Written task:
Copy exactly the lines from the start of the material through the line with "const H = 858;". Pictures stay out of the copy.

###

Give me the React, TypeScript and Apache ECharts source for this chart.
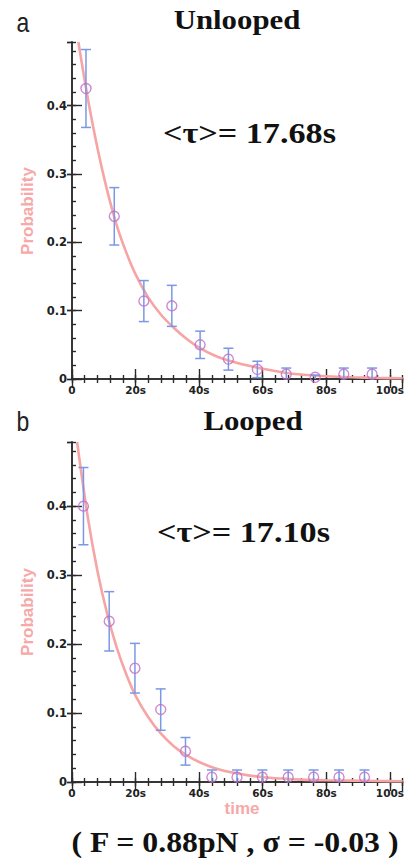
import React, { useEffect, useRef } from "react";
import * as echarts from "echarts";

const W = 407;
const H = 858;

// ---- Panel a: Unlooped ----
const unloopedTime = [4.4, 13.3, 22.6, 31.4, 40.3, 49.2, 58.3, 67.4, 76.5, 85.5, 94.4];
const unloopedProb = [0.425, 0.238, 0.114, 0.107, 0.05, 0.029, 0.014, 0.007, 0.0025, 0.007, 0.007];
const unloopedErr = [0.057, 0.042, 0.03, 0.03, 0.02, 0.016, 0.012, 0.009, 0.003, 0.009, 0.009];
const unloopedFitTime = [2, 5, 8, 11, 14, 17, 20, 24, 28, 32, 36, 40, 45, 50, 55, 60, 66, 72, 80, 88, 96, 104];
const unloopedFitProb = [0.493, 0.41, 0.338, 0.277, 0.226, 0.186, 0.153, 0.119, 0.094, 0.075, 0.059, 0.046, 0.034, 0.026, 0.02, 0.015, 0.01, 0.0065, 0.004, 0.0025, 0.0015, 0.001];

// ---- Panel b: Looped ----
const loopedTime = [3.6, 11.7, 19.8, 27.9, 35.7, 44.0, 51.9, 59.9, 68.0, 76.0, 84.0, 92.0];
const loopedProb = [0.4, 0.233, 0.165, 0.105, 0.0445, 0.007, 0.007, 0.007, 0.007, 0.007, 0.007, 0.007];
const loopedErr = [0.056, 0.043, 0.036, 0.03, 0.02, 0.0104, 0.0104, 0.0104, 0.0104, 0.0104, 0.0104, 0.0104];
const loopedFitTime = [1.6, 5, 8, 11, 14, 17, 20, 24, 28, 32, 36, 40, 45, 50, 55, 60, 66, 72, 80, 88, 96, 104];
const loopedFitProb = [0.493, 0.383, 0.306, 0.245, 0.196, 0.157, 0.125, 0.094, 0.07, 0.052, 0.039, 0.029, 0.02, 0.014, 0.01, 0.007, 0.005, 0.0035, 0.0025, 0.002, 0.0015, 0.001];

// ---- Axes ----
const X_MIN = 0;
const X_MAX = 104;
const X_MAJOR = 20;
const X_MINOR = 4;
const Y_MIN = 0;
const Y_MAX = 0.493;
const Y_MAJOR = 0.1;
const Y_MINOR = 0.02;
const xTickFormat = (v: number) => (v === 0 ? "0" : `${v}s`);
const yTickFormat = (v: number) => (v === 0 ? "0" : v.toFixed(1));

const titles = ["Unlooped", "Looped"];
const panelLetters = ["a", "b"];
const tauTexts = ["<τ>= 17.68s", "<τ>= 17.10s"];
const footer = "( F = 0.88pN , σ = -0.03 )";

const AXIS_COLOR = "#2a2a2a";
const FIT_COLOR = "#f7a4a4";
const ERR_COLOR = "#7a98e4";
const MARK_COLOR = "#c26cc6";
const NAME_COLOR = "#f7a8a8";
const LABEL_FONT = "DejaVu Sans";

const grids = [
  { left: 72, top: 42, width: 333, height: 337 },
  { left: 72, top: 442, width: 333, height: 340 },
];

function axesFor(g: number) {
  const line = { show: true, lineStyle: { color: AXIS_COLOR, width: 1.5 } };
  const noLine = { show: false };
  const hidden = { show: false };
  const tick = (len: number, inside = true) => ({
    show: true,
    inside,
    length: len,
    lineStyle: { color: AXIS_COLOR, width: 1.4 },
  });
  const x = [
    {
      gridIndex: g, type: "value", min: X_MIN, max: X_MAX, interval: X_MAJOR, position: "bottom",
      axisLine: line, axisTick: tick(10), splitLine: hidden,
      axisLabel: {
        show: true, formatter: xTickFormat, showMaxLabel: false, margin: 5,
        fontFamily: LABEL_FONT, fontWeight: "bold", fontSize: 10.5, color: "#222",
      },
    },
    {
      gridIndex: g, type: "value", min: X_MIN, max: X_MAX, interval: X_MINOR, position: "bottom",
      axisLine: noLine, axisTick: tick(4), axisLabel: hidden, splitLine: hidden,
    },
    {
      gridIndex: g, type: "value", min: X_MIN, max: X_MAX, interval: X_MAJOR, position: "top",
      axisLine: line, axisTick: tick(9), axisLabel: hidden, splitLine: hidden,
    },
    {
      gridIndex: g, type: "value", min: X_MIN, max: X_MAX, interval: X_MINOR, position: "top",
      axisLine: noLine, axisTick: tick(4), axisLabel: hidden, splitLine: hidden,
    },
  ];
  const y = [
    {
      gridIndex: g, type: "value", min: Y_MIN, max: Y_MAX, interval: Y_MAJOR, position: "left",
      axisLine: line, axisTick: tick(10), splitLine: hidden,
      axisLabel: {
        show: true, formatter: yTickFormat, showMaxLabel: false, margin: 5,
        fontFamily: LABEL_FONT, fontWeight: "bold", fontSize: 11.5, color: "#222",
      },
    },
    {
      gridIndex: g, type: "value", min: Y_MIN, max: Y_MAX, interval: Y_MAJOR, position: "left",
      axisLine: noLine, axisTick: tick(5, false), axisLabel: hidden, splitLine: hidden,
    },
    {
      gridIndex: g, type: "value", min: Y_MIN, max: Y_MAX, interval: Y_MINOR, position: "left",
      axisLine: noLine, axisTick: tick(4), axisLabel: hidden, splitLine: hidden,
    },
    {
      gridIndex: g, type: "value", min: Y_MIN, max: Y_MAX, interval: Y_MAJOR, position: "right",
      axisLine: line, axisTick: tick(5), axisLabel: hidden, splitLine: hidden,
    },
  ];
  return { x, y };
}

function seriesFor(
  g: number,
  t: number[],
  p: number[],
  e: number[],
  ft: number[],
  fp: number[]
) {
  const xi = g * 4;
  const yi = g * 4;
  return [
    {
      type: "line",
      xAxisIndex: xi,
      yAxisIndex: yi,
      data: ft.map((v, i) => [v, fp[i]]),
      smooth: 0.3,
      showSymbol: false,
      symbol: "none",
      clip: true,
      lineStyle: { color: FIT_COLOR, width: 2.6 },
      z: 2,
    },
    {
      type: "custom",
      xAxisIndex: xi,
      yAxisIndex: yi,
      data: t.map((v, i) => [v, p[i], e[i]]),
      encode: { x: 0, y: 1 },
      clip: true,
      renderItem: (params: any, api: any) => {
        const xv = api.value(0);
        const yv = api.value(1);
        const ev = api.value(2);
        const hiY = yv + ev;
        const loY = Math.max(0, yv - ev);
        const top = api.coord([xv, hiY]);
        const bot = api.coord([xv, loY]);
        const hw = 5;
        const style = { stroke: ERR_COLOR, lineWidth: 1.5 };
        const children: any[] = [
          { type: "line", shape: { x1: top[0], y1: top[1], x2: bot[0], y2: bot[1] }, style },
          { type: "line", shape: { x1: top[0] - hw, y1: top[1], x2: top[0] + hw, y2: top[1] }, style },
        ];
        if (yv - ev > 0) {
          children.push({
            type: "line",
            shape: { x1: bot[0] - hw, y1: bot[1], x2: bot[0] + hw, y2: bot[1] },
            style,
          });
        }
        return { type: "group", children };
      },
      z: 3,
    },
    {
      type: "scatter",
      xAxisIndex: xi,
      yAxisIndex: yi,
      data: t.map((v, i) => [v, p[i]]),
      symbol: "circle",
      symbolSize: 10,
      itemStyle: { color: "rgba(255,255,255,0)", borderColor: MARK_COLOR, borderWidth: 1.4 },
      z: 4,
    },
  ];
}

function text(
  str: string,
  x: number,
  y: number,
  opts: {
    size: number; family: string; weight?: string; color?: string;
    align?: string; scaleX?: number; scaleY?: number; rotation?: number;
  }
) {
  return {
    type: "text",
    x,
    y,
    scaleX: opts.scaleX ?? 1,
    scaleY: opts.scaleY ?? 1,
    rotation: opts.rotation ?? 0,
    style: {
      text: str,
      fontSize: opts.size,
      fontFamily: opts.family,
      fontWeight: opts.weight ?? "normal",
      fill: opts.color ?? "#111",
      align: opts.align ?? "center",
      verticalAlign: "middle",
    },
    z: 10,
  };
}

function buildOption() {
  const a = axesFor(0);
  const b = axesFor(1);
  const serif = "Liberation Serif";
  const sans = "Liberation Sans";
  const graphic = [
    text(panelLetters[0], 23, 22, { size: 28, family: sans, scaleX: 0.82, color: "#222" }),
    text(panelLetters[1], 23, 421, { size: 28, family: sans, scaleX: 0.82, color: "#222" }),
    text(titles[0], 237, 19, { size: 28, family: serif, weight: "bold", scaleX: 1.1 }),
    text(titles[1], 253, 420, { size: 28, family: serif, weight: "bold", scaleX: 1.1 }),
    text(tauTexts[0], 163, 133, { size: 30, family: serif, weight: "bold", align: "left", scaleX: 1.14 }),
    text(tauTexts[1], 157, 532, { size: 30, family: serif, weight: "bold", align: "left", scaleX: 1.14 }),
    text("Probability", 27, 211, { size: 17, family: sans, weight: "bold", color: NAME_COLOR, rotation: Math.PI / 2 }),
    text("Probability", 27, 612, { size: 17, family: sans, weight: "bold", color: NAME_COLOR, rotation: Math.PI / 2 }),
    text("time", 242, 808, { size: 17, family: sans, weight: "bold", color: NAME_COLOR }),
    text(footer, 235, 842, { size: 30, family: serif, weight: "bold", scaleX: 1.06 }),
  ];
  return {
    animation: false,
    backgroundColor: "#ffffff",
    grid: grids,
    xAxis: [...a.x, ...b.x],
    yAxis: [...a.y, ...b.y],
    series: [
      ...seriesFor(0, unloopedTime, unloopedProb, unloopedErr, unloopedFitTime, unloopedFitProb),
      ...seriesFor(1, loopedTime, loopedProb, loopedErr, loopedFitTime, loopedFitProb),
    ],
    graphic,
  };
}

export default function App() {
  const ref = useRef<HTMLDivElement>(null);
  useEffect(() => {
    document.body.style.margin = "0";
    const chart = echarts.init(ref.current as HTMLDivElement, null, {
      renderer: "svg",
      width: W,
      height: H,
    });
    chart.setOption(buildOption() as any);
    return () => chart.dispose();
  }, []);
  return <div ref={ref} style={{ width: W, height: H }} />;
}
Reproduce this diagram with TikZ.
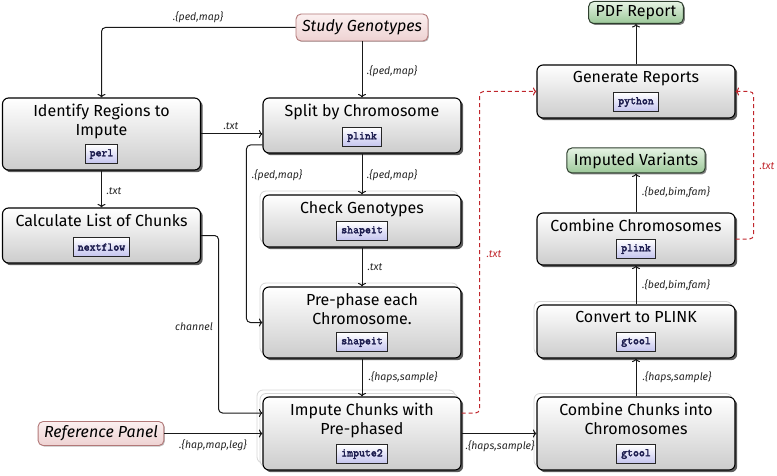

###

Written answer:
Give me the React, TypeScript and Apache ECharts source for this chart.
import React, { useEffect, useRef } from "react";
import * as echarts from "echarts";

const W = 407;
const H = 858;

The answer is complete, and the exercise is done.